▸ **Objective**
Spot each line that carries the word "with"; copy those lines.

▸ **Provided material**
---+---
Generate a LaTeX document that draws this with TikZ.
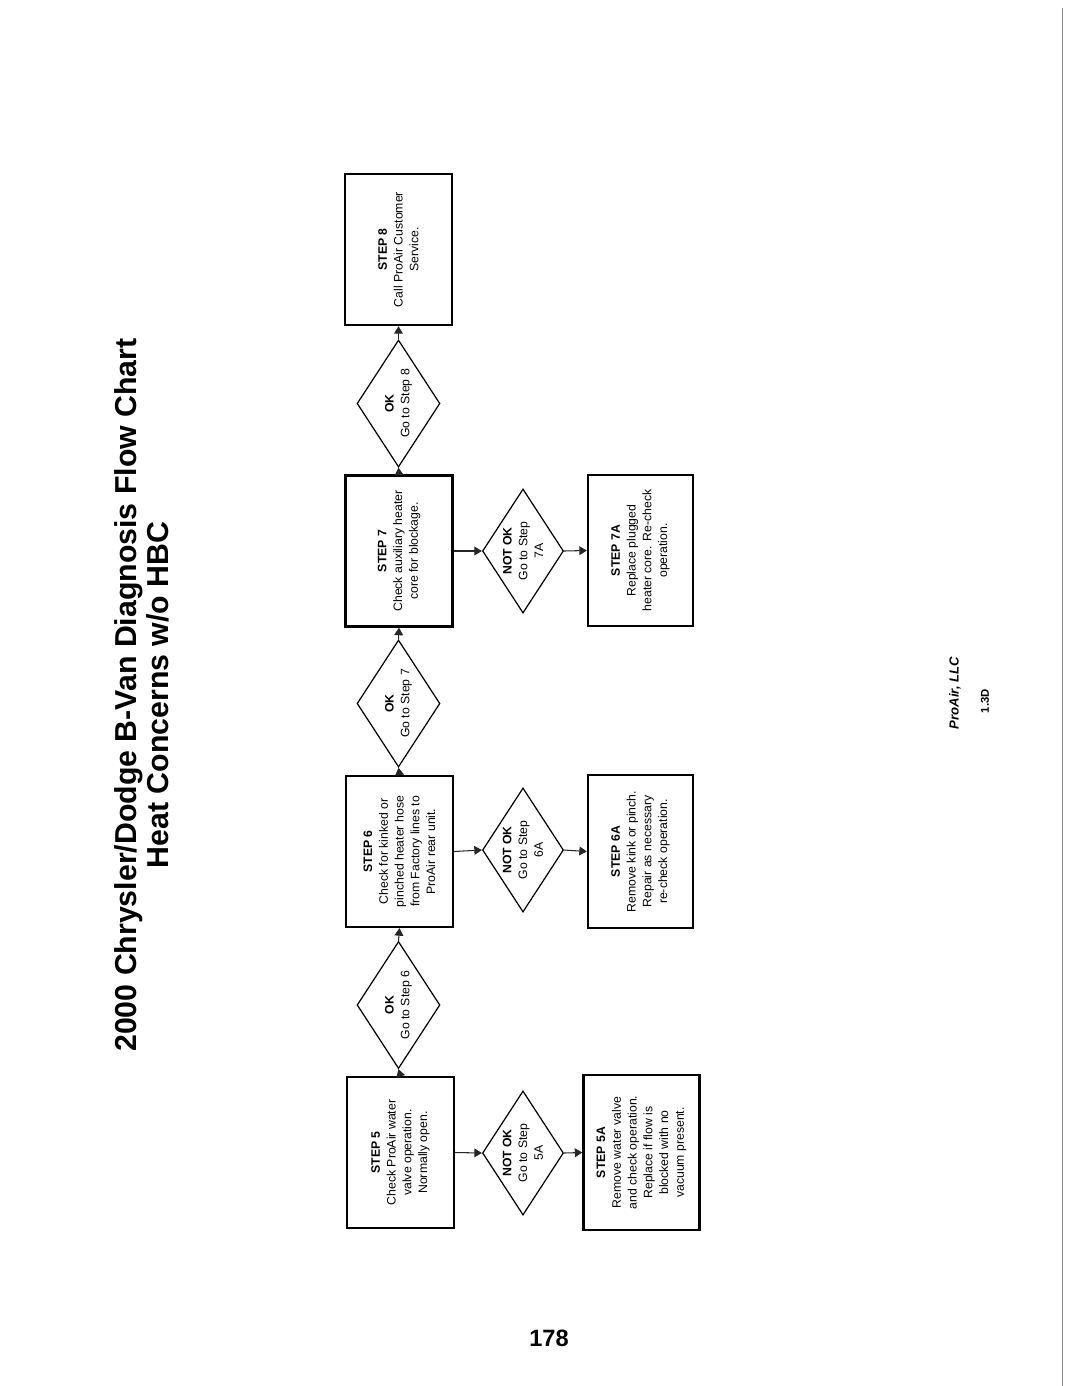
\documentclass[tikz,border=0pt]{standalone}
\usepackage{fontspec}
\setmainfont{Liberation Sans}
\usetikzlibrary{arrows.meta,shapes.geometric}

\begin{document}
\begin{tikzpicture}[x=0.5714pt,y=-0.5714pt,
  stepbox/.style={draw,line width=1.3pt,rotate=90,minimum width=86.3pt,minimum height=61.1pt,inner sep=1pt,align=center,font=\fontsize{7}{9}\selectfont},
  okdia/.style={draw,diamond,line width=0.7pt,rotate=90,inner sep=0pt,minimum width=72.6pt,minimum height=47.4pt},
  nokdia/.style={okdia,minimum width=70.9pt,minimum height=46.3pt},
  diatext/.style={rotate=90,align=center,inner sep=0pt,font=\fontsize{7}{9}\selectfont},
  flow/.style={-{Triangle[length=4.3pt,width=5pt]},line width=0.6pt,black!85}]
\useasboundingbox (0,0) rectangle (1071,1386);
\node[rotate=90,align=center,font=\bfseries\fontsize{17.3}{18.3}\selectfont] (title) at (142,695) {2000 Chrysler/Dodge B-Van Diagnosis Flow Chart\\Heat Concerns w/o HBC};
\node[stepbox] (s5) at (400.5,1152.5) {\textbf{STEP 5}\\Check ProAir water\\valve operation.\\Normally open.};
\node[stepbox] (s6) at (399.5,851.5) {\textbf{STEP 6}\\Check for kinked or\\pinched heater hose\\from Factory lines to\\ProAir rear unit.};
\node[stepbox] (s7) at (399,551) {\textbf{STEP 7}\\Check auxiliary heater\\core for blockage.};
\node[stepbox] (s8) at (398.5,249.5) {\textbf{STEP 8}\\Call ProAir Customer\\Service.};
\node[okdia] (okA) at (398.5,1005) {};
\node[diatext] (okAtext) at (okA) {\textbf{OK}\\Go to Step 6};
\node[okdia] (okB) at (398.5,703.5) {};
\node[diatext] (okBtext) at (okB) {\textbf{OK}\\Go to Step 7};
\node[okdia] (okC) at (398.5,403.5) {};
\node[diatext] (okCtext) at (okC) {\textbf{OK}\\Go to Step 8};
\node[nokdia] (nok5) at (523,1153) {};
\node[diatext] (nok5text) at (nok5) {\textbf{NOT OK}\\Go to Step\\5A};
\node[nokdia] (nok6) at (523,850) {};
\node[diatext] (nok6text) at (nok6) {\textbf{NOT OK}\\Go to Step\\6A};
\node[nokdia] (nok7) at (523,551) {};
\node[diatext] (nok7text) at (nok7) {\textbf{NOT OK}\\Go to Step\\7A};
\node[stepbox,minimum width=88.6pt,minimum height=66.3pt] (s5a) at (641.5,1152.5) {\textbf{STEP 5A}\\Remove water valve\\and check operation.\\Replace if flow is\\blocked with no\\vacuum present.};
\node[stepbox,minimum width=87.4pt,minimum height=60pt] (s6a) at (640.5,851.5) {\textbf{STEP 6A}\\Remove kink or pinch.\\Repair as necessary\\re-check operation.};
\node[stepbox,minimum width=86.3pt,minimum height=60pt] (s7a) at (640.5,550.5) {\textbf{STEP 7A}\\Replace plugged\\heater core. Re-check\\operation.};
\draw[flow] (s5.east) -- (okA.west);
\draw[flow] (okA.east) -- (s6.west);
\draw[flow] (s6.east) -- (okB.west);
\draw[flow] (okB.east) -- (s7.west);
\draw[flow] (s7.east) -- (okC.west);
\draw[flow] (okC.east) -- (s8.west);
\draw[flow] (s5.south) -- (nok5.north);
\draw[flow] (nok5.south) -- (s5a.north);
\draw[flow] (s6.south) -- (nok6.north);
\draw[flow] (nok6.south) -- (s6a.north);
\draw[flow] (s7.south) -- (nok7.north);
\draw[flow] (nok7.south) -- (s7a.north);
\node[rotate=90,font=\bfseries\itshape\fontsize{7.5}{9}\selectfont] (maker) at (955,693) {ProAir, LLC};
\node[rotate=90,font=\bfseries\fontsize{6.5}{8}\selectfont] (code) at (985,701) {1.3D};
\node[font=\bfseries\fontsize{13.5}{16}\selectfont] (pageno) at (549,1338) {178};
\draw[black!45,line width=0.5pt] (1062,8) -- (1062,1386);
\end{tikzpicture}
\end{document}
---+---
▸ **Result**
Generate a LaTeX document that draws this with TikZ.
\node[stepbox,minimum width=88.6pt,minimum height=66.3pt] (s5a) at (641.5,1152.5) {\textbf{STEP 5A}\\Remove water valve\\and check operation.\\Replace if flow is\\blocked with no\\vacuum present.};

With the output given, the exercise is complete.